В Болонье сегодня из старинных высоток сохранилось всего несколько, от башен Флоренции остались в основном тяжеловесные основания, ставшие частью других построек. И только в маленьком городке Сан-Джиминьяно 14 башен до сих пор расположены достаточно плотно и дают возможность представить, как выглядела Тоскана семьсот лет назад.
АртефактТелебашня «Жемчужина Востока», архитектурное бюро Gensler, 1990–1994 годы, Шанхай, Китай
Телебашня «Жемчужина востока» в Шанхае, 2016. Пастель, бумага
Высотные сооружения не назовешь блажью: они, в первую очередь, обеспечивали связь. Колокольный звон столетия назад был единственным способом собрать горожан на главной площади или объявить тревогу. Появление Эйфелевой башни в Париже кому-то виделось кощунством, но ее роль оказалась схожей с ролью кампанилл: с нее стали транслировать радио- и телепередачи. Разница заключалась в том, что радиус охвата 300-метровой вышки может составлять десятки километров. Вероятно, развитие технологий через некоторое время превратит телебашни, недавние чудеса света, в артефакт. Впрочем, они к этому готовы.

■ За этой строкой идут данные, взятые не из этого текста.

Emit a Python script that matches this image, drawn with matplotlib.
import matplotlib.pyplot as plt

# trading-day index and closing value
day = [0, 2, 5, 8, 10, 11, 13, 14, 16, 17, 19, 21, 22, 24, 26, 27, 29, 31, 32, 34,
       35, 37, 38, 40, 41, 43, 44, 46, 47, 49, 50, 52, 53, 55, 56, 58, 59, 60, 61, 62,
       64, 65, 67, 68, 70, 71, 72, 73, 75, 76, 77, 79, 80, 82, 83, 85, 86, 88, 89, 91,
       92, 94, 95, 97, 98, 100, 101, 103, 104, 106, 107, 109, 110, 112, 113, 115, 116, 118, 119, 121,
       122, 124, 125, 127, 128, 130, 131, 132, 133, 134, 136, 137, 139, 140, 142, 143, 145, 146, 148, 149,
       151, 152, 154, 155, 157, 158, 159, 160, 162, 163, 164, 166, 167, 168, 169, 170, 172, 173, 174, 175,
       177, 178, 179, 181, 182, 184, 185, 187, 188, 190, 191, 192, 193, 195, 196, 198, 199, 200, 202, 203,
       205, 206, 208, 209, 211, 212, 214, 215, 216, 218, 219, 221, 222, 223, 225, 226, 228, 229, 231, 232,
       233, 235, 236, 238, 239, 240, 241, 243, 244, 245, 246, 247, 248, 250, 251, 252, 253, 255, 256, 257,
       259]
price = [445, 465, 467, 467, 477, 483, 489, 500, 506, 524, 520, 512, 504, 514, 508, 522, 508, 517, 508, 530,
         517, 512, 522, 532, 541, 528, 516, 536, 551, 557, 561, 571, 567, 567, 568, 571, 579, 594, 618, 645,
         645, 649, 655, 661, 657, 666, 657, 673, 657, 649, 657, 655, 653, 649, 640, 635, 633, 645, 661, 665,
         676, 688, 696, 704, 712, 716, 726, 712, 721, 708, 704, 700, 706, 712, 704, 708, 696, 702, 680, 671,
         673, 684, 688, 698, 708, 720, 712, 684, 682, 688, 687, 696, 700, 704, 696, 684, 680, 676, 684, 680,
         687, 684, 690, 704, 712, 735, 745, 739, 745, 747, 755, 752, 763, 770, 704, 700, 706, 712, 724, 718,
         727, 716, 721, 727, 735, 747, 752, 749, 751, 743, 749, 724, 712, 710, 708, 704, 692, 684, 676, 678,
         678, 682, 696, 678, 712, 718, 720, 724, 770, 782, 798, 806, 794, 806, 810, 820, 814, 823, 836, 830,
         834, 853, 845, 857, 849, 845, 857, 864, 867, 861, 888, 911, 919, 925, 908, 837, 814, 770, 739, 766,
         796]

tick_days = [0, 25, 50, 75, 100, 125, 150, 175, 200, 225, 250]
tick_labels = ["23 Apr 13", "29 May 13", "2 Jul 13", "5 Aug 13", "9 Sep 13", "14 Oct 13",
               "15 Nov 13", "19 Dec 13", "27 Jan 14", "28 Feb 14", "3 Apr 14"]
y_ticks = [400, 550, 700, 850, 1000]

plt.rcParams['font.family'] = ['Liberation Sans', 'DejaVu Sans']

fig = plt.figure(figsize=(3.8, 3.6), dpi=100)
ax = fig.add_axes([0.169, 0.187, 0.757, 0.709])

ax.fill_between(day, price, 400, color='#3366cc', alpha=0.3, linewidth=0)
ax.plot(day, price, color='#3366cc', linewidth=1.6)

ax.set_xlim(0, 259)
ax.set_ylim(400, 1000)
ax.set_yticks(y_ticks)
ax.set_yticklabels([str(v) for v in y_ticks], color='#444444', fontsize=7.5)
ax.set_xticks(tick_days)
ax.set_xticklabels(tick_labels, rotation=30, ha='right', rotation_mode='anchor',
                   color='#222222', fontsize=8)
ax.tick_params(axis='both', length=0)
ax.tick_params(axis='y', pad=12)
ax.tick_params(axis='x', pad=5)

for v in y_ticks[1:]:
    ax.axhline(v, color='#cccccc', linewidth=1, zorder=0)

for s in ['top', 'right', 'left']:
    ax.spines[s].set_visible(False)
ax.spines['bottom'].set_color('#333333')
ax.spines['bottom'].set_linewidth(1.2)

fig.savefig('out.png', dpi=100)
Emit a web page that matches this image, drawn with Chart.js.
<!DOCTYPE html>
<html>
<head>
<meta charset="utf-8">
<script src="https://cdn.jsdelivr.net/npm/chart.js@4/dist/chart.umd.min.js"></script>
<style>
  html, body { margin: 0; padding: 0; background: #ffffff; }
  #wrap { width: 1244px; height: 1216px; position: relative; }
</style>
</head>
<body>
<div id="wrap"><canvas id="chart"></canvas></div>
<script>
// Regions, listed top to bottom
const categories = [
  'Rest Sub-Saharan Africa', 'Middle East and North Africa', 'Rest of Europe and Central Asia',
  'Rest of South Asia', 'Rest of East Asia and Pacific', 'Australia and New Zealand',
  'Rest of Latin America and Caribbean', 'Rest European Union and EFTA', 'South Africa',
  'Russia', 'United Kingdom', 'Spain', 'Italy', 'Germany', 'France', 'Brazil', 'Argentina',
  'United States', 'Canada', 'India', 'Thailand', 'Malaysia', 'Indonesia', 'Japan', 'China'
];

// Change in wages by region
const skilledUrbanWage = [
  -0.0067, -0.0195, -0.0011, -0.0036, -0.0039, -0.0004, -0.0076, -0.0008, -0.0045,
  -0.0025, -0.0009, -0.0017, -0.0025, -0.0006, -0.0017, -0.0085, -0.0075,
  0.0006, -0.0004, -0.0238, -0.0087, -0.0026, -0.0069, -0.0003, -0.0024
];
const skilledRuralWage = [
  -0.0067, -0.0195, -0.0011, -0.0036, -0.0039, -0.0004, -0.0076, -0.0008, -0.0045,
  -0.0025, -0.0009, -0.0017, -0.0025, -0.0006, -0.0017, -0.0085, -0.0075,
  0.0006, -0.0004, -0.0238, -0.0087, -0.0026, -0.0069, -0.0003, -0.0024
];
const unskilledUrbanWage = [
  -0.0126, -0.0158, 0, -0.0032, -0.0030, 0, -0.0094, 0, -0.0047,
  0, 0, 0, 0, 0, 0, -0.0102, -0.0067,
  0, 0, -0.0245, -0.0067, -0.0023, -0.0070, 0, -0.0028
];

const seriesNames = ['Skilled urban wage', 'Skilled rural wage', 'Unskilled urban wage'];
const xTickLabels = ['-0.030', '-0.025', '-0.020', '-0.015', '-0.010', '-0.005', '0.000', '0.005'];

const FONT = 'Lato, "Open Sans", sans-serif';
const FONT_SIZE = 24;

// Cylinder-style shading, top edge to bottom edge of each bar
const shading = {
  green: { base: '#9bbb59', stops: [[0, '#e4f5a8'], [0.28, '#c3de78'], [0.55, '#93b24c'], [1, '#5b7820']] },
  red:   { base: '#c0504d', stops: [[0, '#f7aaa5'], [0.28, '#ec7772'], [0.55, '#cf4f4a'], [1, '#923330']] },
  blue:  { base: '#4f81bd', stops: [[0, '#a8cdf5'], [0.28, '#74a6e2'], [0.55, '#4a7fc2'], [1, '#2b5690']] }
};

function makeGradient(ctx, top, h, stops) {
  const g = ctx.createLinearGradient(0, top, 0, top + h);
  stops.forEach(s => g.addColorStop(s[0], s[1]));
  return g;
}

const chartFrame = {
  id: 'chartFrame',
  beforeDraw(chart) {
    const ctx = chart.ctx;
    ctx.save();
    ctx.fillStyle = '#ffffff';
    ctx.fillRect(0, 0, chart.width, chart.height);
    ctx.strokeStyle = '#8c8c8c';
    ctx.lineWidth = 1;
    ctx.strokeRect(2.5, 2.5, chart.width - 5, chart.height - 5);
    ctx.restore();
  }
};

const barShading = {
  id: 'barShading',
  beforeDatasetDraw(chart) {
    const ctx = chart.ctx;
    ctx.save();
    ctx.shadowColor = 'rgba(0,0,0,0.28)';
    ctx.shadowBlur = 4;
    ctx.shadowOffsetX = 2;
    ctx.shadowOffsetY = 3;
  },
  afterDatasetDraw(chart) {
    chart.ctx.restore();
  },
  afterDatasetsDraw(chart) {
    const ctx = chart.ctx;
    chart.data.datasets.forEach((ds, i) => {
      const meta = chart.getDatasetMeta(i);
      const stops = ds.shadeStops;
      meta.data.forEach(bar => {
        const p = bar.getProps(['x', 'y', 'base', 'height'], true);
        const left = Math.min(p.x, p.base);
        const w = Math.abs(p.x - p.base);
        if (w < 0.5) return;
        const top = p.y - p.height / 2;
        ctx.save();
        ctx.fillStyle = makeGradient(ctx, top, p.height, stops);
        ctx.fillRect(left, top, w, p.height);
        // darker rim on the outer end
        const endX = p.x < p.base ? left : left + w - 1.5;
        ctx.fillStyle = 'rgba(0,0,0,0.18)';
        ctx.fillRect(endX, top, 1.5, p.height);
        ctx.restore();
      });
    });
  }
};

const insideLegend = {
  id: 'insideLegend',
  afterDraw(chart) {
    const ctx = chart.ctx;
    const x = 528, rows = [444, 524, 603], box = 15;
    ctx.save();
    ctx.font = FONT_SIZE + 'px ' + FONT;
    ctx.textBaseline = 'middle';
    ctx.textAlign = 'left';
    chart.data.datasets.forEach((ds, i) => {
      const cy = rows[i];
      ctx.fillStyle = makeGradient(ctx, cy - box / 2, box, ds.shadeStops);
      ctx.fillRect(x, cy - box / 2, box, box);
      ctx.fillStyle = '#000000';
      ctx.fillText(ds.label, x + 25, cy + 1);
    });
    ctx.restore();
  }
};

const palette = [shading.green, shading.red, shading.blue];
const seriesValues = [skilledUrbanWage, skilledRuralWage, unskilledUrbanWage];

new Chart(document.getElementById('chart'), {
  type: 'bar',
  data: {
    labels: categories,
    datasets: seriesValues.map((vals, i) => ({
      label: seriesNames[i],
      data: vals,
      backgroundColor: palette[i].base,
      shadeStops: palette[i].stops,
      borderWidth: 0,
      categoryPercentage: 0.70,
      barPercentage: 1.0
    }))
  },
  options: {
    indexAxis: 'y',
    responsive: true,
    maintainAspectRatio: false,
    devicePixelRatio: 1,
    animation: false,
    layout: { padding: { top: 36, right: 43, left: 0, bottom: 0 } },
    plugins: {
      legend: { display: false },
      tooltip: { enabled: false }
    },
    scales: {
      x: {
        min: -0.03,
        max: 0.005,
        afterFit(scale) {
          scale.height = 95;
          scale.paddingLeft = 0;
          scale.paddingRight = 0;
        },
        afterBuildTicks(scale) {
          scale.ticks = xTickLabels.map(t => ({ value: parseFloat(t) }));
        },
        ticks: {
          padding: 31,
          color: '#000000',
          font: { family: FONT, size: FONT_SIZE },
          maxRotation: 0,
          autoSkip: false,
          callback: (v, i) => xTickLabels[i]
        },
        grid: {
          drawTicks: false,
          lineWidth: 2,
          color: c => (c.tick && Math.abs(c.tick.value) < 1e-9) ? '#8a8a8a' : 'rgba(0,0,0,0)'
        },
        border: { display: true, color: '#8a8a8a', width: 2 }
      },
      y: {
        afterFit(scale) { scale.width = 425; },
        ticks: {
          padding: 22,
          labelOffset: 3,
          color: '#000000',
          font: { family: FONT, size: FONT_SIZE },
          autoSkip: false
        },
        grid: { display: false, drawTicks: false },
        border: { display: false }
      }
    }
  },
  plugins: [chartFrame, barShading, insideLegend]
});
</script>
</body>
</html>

«Жемчужина Востока» в Шанхае высотой 468 метров – пятая по размеру в мире. Сферические элементы в конструкции башни используются как помещения: в них находятся номера отелей, развлекательный центр, рестораны, сувенирные магазины. Две самые большие сферы-жемчужины диаметром 50 и 45 метров соединены друг с другом тремя столбами по девять метров в диаметре. Практически все названия имеют приставку «космический»: «Космический модуль», «Космический отель», развлекательный центр «Космический город». Если тридцать лет назад такой эпитет звучал дерзко, то в эпоху уверенной передачи сигналов со спутников он вместе с футуристическим по задумке дизайном становится частью ностальгического аттракциона, напоминанием о тех временах, когда телевидение было аналоговым, а идея освоения безвоздушного пространства еще будоражила воображение.